21st Aug2013

‘Lovelace’ Review

by Ian Loring

Stars: Amanda Seyfried, Peter Sarsgaard, Juno Temple, Sharon Stone, Robert Patrick, Chris Noth, Bobby Cannavale, Hank Azaria, Adam Brody, Chloë Sevigny, James Franco, Debi Mazar, Wes Bentley, Eric Roberts, Ron Pritchard | Written by Andy Bellin | Directed by Rob Epstein, Jeffrey Friedman

Lovelace-Amanda

Another example of Hollywood trying to develop two similar projects at the same time, Lovelace beats rival biopic Inferno to the big screen. A document of the rise to fame of fledgling porn star Linda Lovelace and the abuse suffered by her at the hands of husband Chuck Traynor, Lovelace is a fairly stock biopic illuminated by its case and a somewhat surface level increase in interest due to its narrative structure.

Rob Epstein and Jeffrey Friedman’s film is one of two halves, mixing the usual template of a biopic up by offering two different perspectives, a slightly more “Hollywood” version of events where Linda and Chuck have a romance, financial difficulties but find success through her particular set of skills and only in the margins is there the suggestion that things are darker between them. This section is shot brightly, filled with fun supporting characters and is enjoyable to watch. While you know things will eventually take a turn, much like the somewhat similar in tone and theme Boogie Nights, you’re having quite a bit of fun which masks this. Sarsgard and Seyfried have terrific chemistry in this section, he’s a charming and very masuline presence which is obviously alluring though he’s not a white knight in this section either. Seyfried plays up to her slightly more usual Barbie girl nature in this section also and with Juno Temple playing her best friend it’s light and frothy.

The second half of the film is a different beast entirely. While flinching from showing the rather more vile sexual impulses of Traynor, though an asphyxiation sequence at the start of this section is an effective and deliberate shock to the sequence, the film does fully submerge itself in the seedier side of the world. Linda is miserable virtually all the time either outwardly breaking down or finding herself mentally trapped, unable to get help from those around her or the authorities, a depiction of a world a million miles away from the kind of behaviour that would even be slightly tolerated today.

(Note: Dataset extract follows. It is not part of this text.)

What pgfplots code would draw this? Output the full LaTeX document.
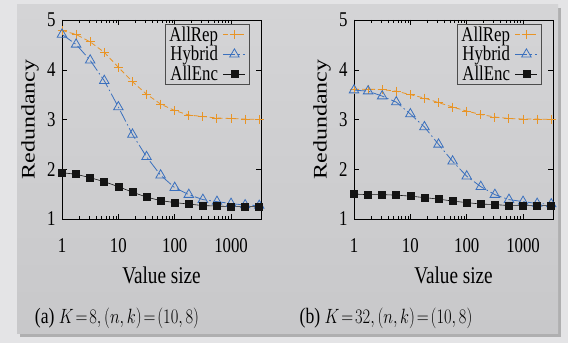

It is a shame though that the events play out pretty much as conventionally as you expect. Lovelace’s time as a campaigner against domestic violence is essentially dealt with in a title card but this aspect is one of the more interesting aspects of this particular tale, a woman who had to re-invent herself for people to take her seriously about things any woman has a right to be listened to about, whatever her occupation. While the Lovelace/Traynor dynamic is effective and upsetting, the setting of the drama aside, there doesn’t feel like there’s anything to cinematically vital about the proceedings, despite the strong central performances, Seyfried taking on the abused woman mantle decently and Sarsgard completely wallowing in the desperation of a man who feels like he should have more power and increasingly focuses the little he has on terrorising the woman he’s married to.

Lovelace is certainly a film worth watching and taking seriously. Not the light, breezy and vivacious film which it’s been somewhat been advertised as, instead a troubling account of a woman in trouble which could have, and probably should have given the talent, been more.